Несмотря на всё пережитое, мой отец был человеком невероятной любви. Тьма, окружающая его, только усилила внутренний свет души. Сам он практически не выставлялся, больше преподавал, а мои работы встречал всегда хорошо, ему очень была важна именно эта серия, созданная по мотивам его воспоминаний. Отец старался мне как-то помочь с оформлением, сам мастерил какие-то рамки, подложки, - говорит Ковалёв, сидя под своим автопортретом.
На заднем фоне икона, а за плечом художника Христос склонился к обнимающему его Иуде. До предательского поцелуя осталось то самое мгновение...
Сам Анатолий Петрович сейчас живёт в станице Старочеркасской. Он уехал из родного Ростова и сначала купил в станице старенький флигель. Вокруг мазанки со временем вырос дом с мастерской - столярной и реставрационной. Помимо живописи художник также профессионально реставрирует иконы и предметы старины, в том числе - из музейных фондов. Здесь же открыта семейная галерея трёх поколений художников Ковалёвых «Образ». Талант передался и сыну Анатолия Петровича Максиму, который также пошёл по стопам отца и деда.

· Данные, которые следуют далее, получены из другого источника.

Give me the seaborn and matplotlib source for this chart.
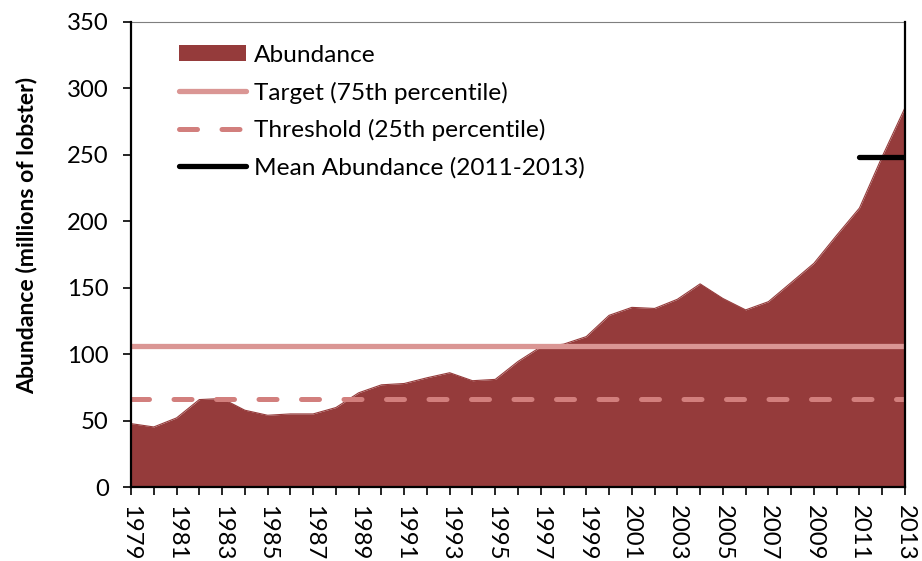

Кстати, символом скорби о «великом переломе» несколько лет назад на Дону выбрали простой степной цветочек – лазорик. Издавна в хуторах считали, что это души погибших вдалеке от своей малой родины казаков распускаются по весне, чтобы напомнить всем живущим об их пролитой на чужбине крови. Кроме красоты лазорик имеет и чисто утилитарное значение. В голодные годы, когда продотряды выгребали из станичных амбаров всё зерно, а раскулаченные семьи выгоняли за околицу, люди выкапывали луковицы этого дикого тюльпана, и тем самым спасались от голодной смерти. Так повелось, что ни сухие ветра, ни крепкие морозы, ни страшные времена не смогли уничтожить маленький цветок, краснеющий каждую весну в донской степи, у подножья казачьей Голгофы.